OCS_FC: Wait for a specific period of time prior to telling the OS about lost device.
ClosedPublic

Authored by ram on Jul 9 2018, 12:27 PM.

Details

Summary

Issue: SCSI Device names change while doing port-toggle along with IO.

Cause: We use node instance number as the target id. So, when the link toggle happens we create new node that leads to differnt target numbers and names in the OS.

Fix: Added LDT(Device Lost Timer)- we wait a specific period of time prior to telling the OS about lost device.

Added targets database which assoiates with the remote nodes.

Diff Detail

Repository
rS FreeBSD src repository - subversion
Lint
Lint Not Applicable
Unit
Tests Not Applicable

Event Timeline

Overall it looks ok; see the issues I highlighted inline. I assume you've done some testing on it? I compiled it on amd64 but otherwise I haven't tested it. Also, please send me and Alexander the proposed commit message.

sys/dev/ocs_fc/ocs.h
69 ↗(On Diff #45071)

Looks like you have a space/tab inconsistency in this structure. I would suggest changing it all to tabs.

sys/dev/ocs_fc/ocs_cam.c
1082 ↗(On Diff #45071)

This comment makes it sound like the timer is active all the time. I had to look at the code to tell that it is only activated when a device goes away, and it only stays active if there is still work to do.

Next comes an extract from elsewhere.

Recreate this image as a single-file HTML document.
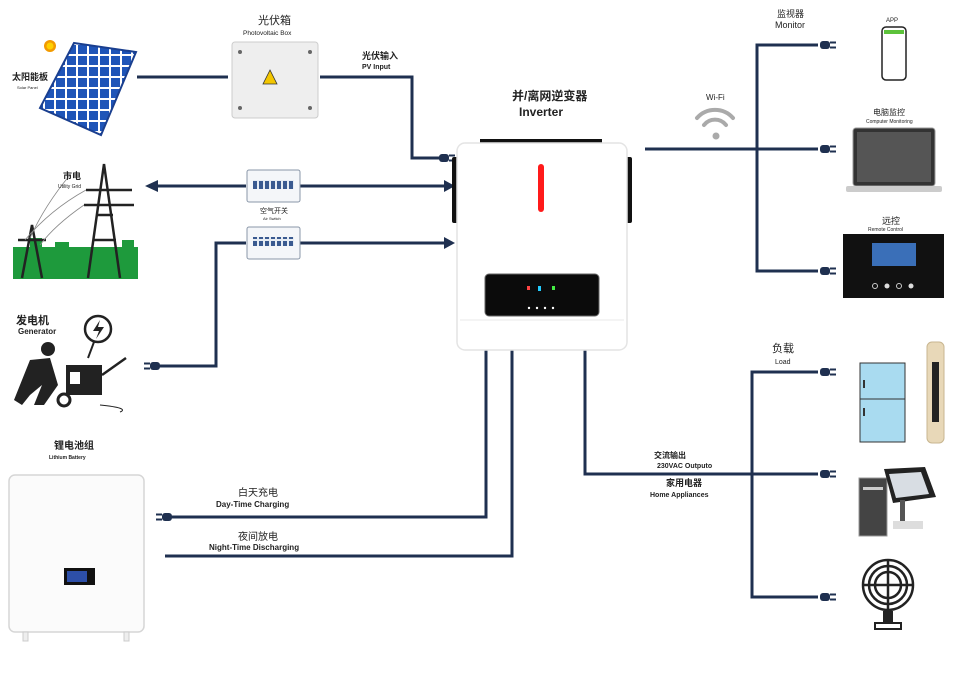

Please change the comment to explain that it's not polling once a second all the time.

1510 ↗(On Diff #45071)

Looks like you've got an extra space in there.

2251 ↗(On Diff #45071)

The declarations usually go in one contiguous section, so please take out this blank line.

Fixed as per the review comments.

We have tested the changes.
Tests:

  1. Port toggle on target side with less than 30sec interval and more than 30 seconds interval.
  2. Port toggle on initiator side with less than 30sec interval and more than 30 seconds interval.

Approved. Looks good, thank you!

This revision is now accepted and ready to land.Jul 17 2018, 2:10 PM

The general motivation is good for me. Very alike approach is used in isp(4) driver, may be just for some additional reasons. But unless I missed something, I think this patch of yours is incomplete -- it implements the translation table for initiator role, but not for target. If the HBA is capable of playing both roles same time, there will be a mess in CAM and CTL. isp(4) driver originally also had the same issue, but I fixed it there few years ago, and now target and initiator roles may successfully coexist.

sys/dev/ocs_fc/ocs_cam.c
1793 ↗(On Diff #45150)

Here and below, when whole target is gone, proper error code would be CAM_SEL_TIMEOUT, since CAM_DEV_NOT_THERE will destroy only one LUN.

ram marked 4 inline comments as done.Jul 17 2018, 5:19 PM
In D16196#345939, @mav wrote:

The general motivation is good for me. Very alike approach is used in isp(4) driver, may be just for some additional reasons. But unless I missed something, I think this patch of yours is incomplete -- it implements the translation table for initiator role, but not for target. If the HBA is capable of playing both roles same time, there will be a mess in CAM and CTL. isp(4) driver originally also had the same issue, but I fixed it there few years ago, and now target and initiator roles may successfully coexist.

Yes, you are right. I implemented this for initiator role. After checking-in these changes I will test and fix the issues related to I+T role.